We can suppose that commercial publishers and organizations that publish journals like ACM, IEEE and the American Mathematical Society would keep their own registries of characters. It would be important that these registries be network or Dialnet accessible to people who prepare manuscripts for them to publish.

7. Most likely, Stanford will have to act before any standardization committee can be formed and do its job. Therefore, we should undertake to make our work as standardizable as possible, and this includes publishing what we are up to. However, it wouldn't hurt to ask whether M.I.T. and C.M.U. and Xerox and maybe even IBM are interested in talking about character standardization. The costs of doing a good job may be large enough to warrant an externally supported project.

8. It seems that the problem of defining characters apart from fonts interacts in various unpleasant ways with the problem of font definition. Perhaps there needs to be a standard (say Times Roman like) style for defining new characters.

9. This draft may not take into account sufficiently work already done in standardizing characters for publishing purposes, but that work probably doesn't take into account the requirements of the interactive use of large character sets. [2004 note: I was right on both counts].

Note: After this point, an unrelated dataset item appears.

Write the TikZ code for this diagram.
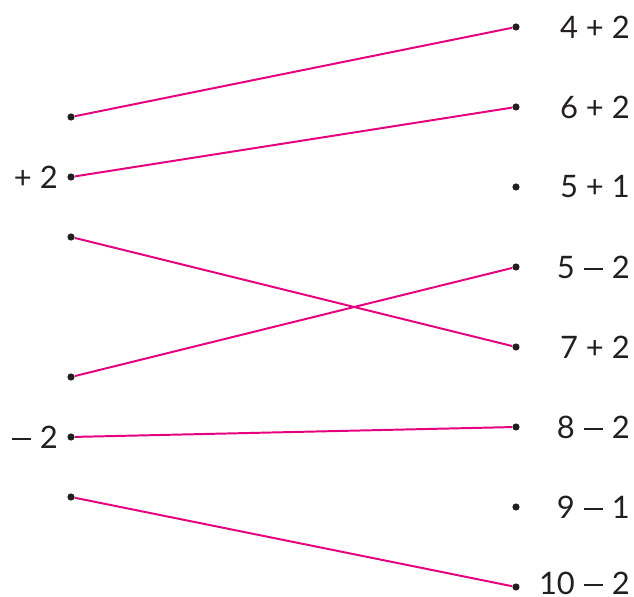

[2004 note: The goal of having character sets good for mathematical and other scientific work is still important and has not been achieved. Here's my 2004 opinion.

Do it in two stages. Stage one uses ordinary ASCII keyboards, but has editors that can react to typing \alpha by putting an alpha on the display as soon as it recognizes the sequence. Otherwise, the editor is ordinary, using a 16 bit representation of characters. Stage two allows for specialized keyboards that emit sequences of ASCII characters to the computer when a specialized key is typed. Ideally, the characters displayed on the keys should be downloadable from the computer.]

The TEX source file for this document is KEYBOA.TEX[W81,JMC] at SU-AI.